Perhaps some will argue that this new beginning position is actually to Black’s advantage, even though it’s still White to move. Well, that might turn out to be true, but how ‘fair’ is the current starting position? Isn’t that considered to be better for White? Even so, to make it a bit fairer maybe we shouldn’t put a black pawn on a6 (which might also makes queenside castling slightly less attractive), but a black knight?

[Event "?"] [Site ""] [Date ""] [Round "?"] [White ""] [Black "?"] [Result "*"] [SetUp "1"] [FEN "r1bqkbnr/pppppppp/n7/8/8/8/PPPPPPPP/RNBQKBNR w KQkq - 0 1"] [PlyCount "0"] *

Heck, we could even have this position and let White choose whether he wants to play with White or Black. It still would be a much more modest change and thus be much more likely to be accepted by both professionals and laymen. Doesn’t this modest change of the initial position makes the ‘real’ Fischer Random chess look absurdly radical?

We can get rid of all the special regulations of Fischer Random chess, or Chess960 as it seems to be called these days: no more need to create the various starting positions with a special computerized algorithm; no more need for confusing different castling rules. We can simply play the above position for the next, say, 600 years - until theory has evolved so much again that we’re ready for the next step – put a white knight on h3 as well. (And in the mean time, we can enjoy the evolution of completely new chess openings as more and more games are coming in.)

Perhaps even more importantly, the quality of the games will be much higher than those played under the current Fischer Random rules. Why? Simply because Fischer Random opening positions are too unfamiliar and weird even to super-GMs, causing them to blunder in a much higher percentage of the games than in regular chess.
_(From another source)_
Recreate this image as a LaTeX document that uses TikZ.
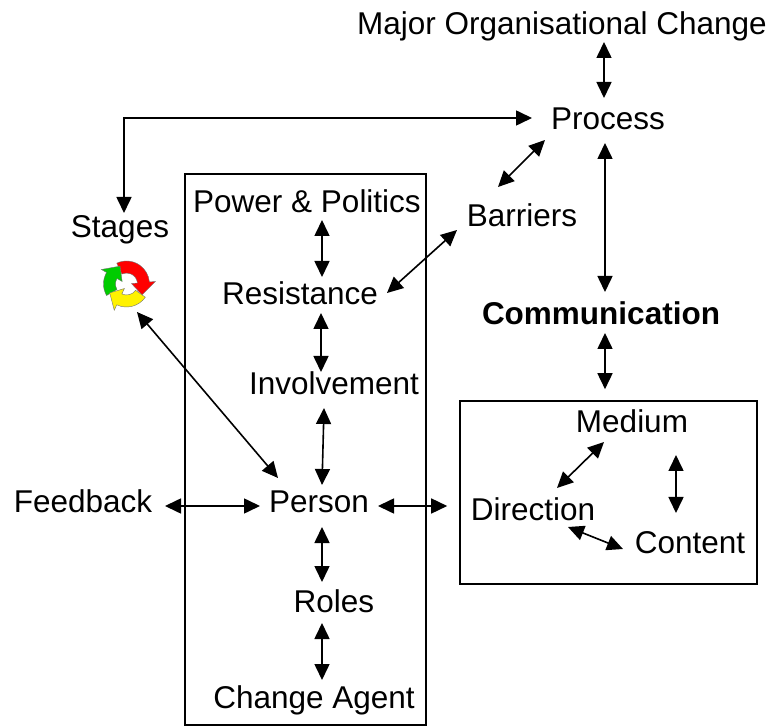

Normal pattern recognition is mostly useless in Fischer Random. As Tim Krabbé once said, “Fischer Random puts us back 200 years.”
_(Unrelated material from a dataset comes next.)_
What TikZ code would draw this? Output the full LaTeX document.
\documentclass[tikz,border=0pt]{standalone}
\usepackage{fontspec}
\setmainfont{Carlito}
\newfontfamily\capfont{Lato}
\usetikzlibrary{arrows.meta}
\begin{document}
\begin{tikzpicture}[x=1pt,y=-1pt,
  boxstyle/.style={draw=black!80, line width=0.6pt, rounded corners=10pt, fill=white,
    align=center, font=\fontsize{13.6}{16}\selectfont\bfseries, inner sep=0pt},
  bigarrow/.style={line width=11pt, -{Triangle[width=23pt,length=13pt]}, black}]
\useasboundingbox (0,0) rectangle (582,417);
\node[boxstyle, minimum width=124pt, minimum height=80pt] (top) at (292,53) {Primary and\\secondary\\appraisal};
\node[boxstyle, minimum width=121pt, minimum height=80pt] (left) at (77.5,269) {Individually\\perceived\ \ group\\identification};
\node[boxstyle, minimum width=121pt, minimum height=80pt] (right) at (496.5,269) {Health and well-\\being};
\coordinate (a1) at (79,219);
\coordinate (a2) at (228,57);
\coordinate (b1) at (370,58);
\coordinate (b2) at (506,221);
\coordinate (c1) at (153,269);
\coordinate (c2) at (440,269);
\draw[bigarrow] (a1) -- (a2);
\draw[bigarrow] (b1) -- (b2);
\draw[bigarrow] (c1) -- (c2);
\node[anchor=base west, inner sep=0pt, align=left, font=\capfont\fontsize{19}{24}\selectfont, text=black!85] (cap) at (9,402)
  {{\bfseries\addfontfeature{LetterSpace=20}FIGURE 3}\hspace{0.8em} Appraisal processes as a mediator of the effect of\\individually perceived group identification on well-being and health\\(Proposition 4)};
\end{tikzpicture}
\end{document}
I suspect Krabbé was even being polite in his estimation. Maybe it puts us back not 200 but 400 years. Remember those games from the 17th century in which even the strongest players in the world used to fall for what we now think of as ‘cheap opening traps’? Well, I recently went to watch the Dutch Fischer Random Championship in my hometown, Amsterdam. I was just in time to witness what everybody felt was the ‘dream final’ - the decisive game between Dutch GM Dennis de Vreugt and Yasser Seirawan, who in regular chess beat many a World Champion in his best days, including Karpov and Kasparov.

I was in for a disappointment: Seirawan blundered a full piece as early as move eight, thus robbing the audience of a thrilling finale (and handing De Vreugt his well-deserved title on a silver platter). I felt bad, not only for Yasser but also for the tournament organizers. Honestly, I think no audience in the world likes to see such ‘drama’.

And that’s hardly the only example from GM-practice in Fischer Random chess. I remember Gata Kamsky blundering on move six a few years ago. I think it was against Aronian – I’d love to show you the game, but unfortunately, because to my knowledge there isn’t any good commercial database storing Fischer Random games, let alone allowing for any kind of simple search functionality (no handy ECO opening codes, sorry!), I can’t. Whereas some people are still debating Lasker-Lasker, New York 1924, any game of Fischer Random or Chess960 seems utterly forgettable.

Why not get rid of this artificial stuff and just move a pawn or piece to a6 in the starting position instead? Even if you think I sound like a Luddite, it’s hard to deny that it’s a lot easier for all.